Did they leave of their own accord? Were they pushed? Most likely, we are looking at a combination of both. We are a small school, too. The tiny pool of people willing to sub in our school has become fully occupied replacing the fallen and filling in for special education teachers with IEP (Individualized Instruction Plan) meetings.
1) Even when regular classrooms cannot find subs due to the disorder — and even chaos — that can break out in impoverished and urban classrooms, subs will usually work special education classrooms due to the smaller number of students. Six to twelve students are manageable. They had better be manageable, or it’s time to give up subbing or teaching altogether.
2) Many teachers who depart are well-liked by students. That guarantees a rough transition for almost all newcomers who take over their classrooms. A few years back, an angry principal moved a special education teacher who taught students with emotional and behavioral disorders, letting her know about her reassignment to another school on a Friday and ensuring she was gone by Monday. (The staff thought the teacher was doing an impressive job.) On Monday, students broke out the glass in the classroom door, and otherwise vandalized their classroom. Students tend to roll with maternity leaves, especially when they expect their teacher to return, but almost all other staffing transitions during the school year create trouble. We are a school of transitions, filled with students who have seen too many moves and changes. I try to call disconnected numbers regularly. Some of our students are sick at heart from the turbulence in their daily lives, wearied by too-many moves, too-many step-dads or -moms, and too many transitions in general. Classroom teachers often serve as anchors for these drifting students.

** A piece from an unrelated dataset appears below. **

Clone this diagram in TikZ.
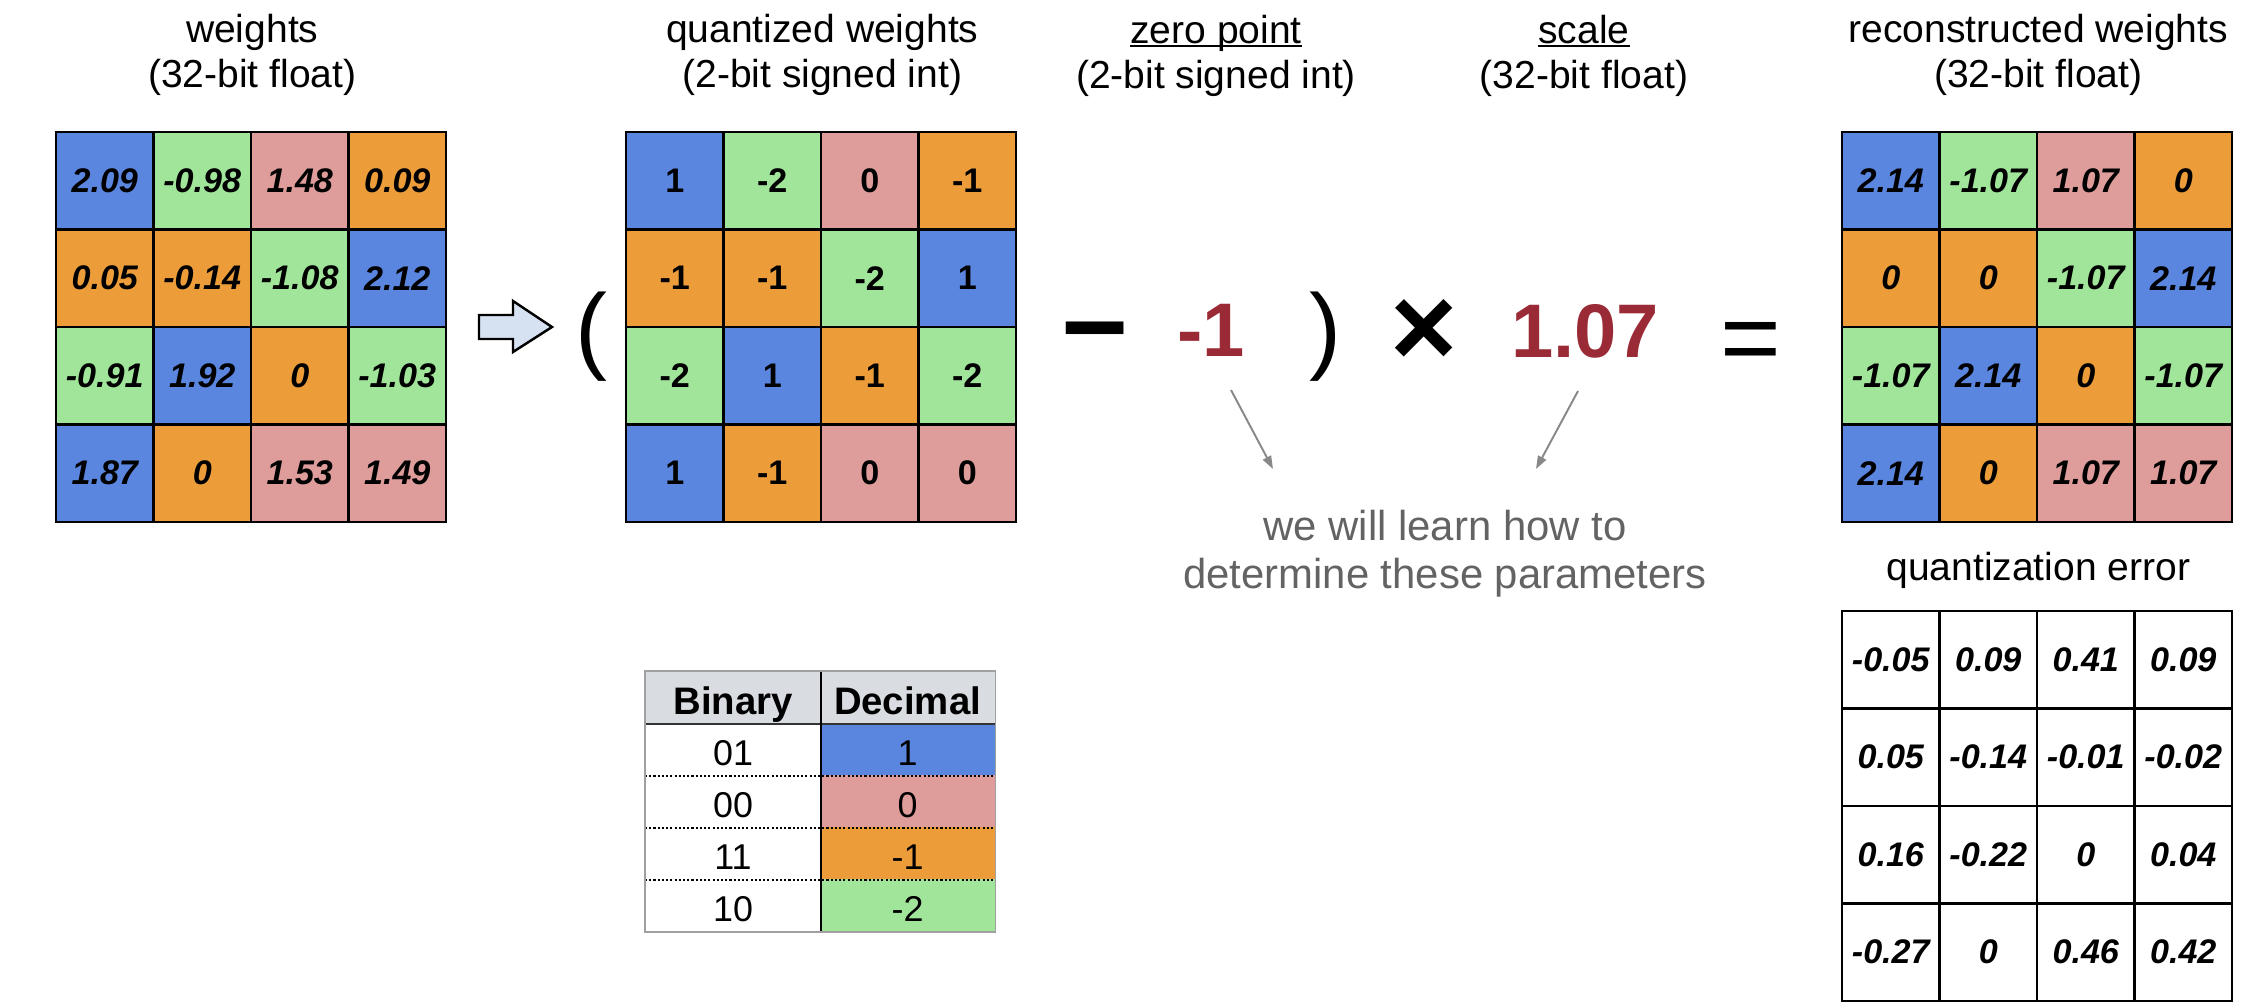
\documentclass[tikz,border=0pt]{standalone}
\usepackage{fontspec}
\setmainfont{Liberation Sans}
\usetikzlibrary{arrows.meta, positioning}
\definecolor{cellblue}{RGB}{90,134,224}
\definecolor{cellgreen}{RGB}{161,229,155}
\definecolor{cellpink}{RGB}{222,156,155}
\definecolor{cellorange}{RGB}{236,157,57}
\definecolor{paramred}{RGB}{154,43,54}
\definecolor{notegray}{RGB}{99,99,99}
\definecolor{pointergray}{RGB}{136,136,136}
\definecolor{arrowfill}{RGB}{214,226,242}
\definecolor{headgray}{RGB}{217,220,224}
\definecolor{framegray}{RGB}{160,160,160}
\newcommand{\ulword}[1]{\setbox0\hbox{#1}\rlap{\rule[-0.1em]{\wd0}{0.06em}}\box0}

\begin{document}
\begin{tikzpicture}[
        x=0.01cm, y=-0.01cm,
        title/.style={align=center, inner sep=0pt, font=\fontsize{11.1pt}{12.8pt}\selectfont},
        wcell/.style={rectangle, draw=black, line width=0.7pt, minimum width=0.975cm, minimum height=0.975cm, inner sep=0pt, font=\fontsize{9.7pt}{11pt}\selectfont\bfseries\itshape},
        qcell/.style={wcell, font=\fontsize{9.7pt}{11pt}\selectfont\bfseries},
        param/.style={inner sep=0pt, text=paramred, font=\fontsize{21.6pt}{24pt}\selectfont\bfseries},
        paren/.style={inner sep=0pt, font=\fontsize{27.3pt}{30pt}\selectfont},
        opsign/.style={inner sep=0pt, font=\fontsize{32.7pt}{36pt}\selectfont\bfseries},
        eqsign/.style={inner sep=0pt, font=\fontsize{29.6pt}{32pt}\selectfont},
        note/.style={align=center, inner sep=0pt, text=notegray, font=\fontsize{11.9pt}{13.66pt}\selectfont},
        pointer/.style={-{Triangle[length=0.13cm, width=0.09cm]}, line width=0.55pt, pointergray},
        tabhead/.style={rectangle, fill=headgray, minimum width=1.745cm, minimum height=0.51cm, inner sep=0pt, text height=0.33cm, text depth=0cm, font=\fontsize{10.9pt}{12pt}\selectfont\bfseries},
        tabcell/.style={rectangle, minimum width=1.745cm, minimum height=0.52cm, inner sep=0pt, text height=0.33cm, text depth=0cm, font=\fontsize{10.2pt}{12pt}\selectfont}
    ]
        \useasboundingbox (0,0) rectangle (2260,1004);
        \foreach \row/\col/\clr/\qv/\wv/\rv/\ev in {
                1/1/cellblue/1/2.09/2.14/-0.05, 1/2/cellgreen/-2/-0.98/-1.07/0.09,
                1/3/cellpink/0/1.48/1.07/0.41, 1/4/cellorange/-1/0.09/0/0.09,
                2/1/cellorange/-1/0.05/0/0.05, 2/2/cellorange/-1/-0.14/0/-0.14,
                2/3/cellgreen/-2/-1.08/-1.07/-0.01, 2/4/cellblue/1/2.12/2.14/-0.02,
                3/1/cellgreen/-2/-0.91/-1.07/0.16, 3/2/cellblue/1/1.92/2.14/-0.22,
                3/3/cellorange/-1/0/0/0, 3/4/cellgreen/-2/-1.03/-1.07/0.04,
                4/1/cellblue/1/1.87/2.14/-0.27, 4/2/cellorange/-1/0/0/0,
                4/3/cellpink/0/1.53/1.07/0.46, 4/4/cellpink/0/1.49/1.07/0.42}{
            \node[wcell, fill=\clr] (w-\row-\col) at ({7.25+97.5*\col}, {83.25+97.5*\row}) {\wv};
            \node[qcell, fill=\clr] (q-\row-\col) at ({577.25+97.5*\col}, {83.25+97.5*\row}) {\qv};
            \node[wcell, fill=\clr] (r-\row-\col) at ({1793.25+97.5*\col}, {83.25+97.5*\row}) {\rv};
            \node[wcell, fill=white] (e-\row-\col) at ({1793.25+97.5*\col}, {562.25+97.5*\row}) {\ev};
        }

        \node[title, above=0.345cm of w-1-2.north east] (t-w) {weights\\(32-bit float)};
        \node[title, above=0.345cm of q-1-2.north east] (t-q) {quantized weights\\(2-bit signed int)};
        \node[title, above=0.345cm of r-1-2.north east] (t-r) {reconstructed weights\\(32-bit float)};
        \node[title, above=0.2cm of e-1-2.north east] (t-e) {quantization error};
        \node[title] (t-zp) at (1216,55.5) {\ulword{zero point}\\(2-bit signed int)};
        \node[title] (t-sc) at (1584,55.5) {\ulword{scale}\\(32-bit float)};

        \draw[line width=0.7pt, fill=arrowfill] (479,315) -- (513,315) -- (513,301) -- (552,327) -- (513,352) -- (513,339) -- (479,339) -- cycle;

        \node[paren, anchor=base] (lp) at (591,362) {(};
        \node[opsign, anchor=base] (minus) at (1095,367) {−};
        \node[param, anchor=base] (zp) at (1211,357) {-1};
        \node[paren, anchor=base] (rp) at (1325,362) {)};
        \node[opsign, anchor=base] (times) at (1424,367) {×};
        \node[param, anchor=base] (sc) at (1585,358) {1.07};
        \node[eqsign, anchor=base] (eq) at (1751,374) {=};

        \node[note] (learn) at (1445,554) {we will learn how to\\determine these parameters};
        \coordinate (zp-tail) at (1231,390);
        \coordinate (zp-head) at (1273,469);
        \coordinate (sc-tail) at (1578,391);
        \coordinate (sc-head) at (1536,469);
        \draw[pointer] (zp-tail) -- (zp-head);
        \draw[pointer] (sc-tail) -- (sc-head);

        \node[tabhead] (h-bin) at (733,697.5) {Binary};
        \node[tabhead] (h-dec) at (907.5,697.5) {Decimal};
        \foreach \k/\bits/\clr/\dec in {1/01/cellblue/1, 2/00/cellpink/0, 3/11/cellorange/-1, 4/10/cellgreen/-2}{
            \node[tabcell] (b-\k) at (733, {697+52*\k}) {\bits};
            \node[tabcell, fill=\clr] (d-\k) at (907.5, {697+52*\k}) {\dec};
        }
        \foreach \k in {1,2,3}
            \draw[line width=0.5pt, dash pattern=on 0.6pt off 0.6pt] (b-\k.south west) -- (d-\k.south east);
        \draw[line width=0.6pt, black!80] (h-bin.south west) -- (h-dec.south east);
        \draw[line width=0.6pt] (h-bin.north east) -- (b-4.south east);
        \draw[line width=0.5pt, framegray] (h-bin.north west) rectangle (d-4.south east);
    \end{tikzpicture}
\end{document}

Eduhonesty: Admin has driven away almost all of our subs with performance demands that resulted in these teachers choosing jobs in other districts. When regular staff starts walking out the doors as well, perhaps admin should take a look at the plethora of small demands they are adding to the school day. I have a resignation letter waiting in my backpack for the day when I say, “That’s all folks!”, and I am pretty sure they will never find a sub with my unusual credentials to fill out the rest of this school year. I plan to stick out the year for my kids, but even my love and dedication come with limits.
“First do no harm,” the motto says. At the point where I feel the demands of my job are harming me, or the demands I must make of my students are harming them, I may join the exodus. Other teachers are talking about quitting around me, or counting the days until they can retire. A few of these teachers probably should go. Unfortunately, others are hard-working, talented professionals who know their job and their students.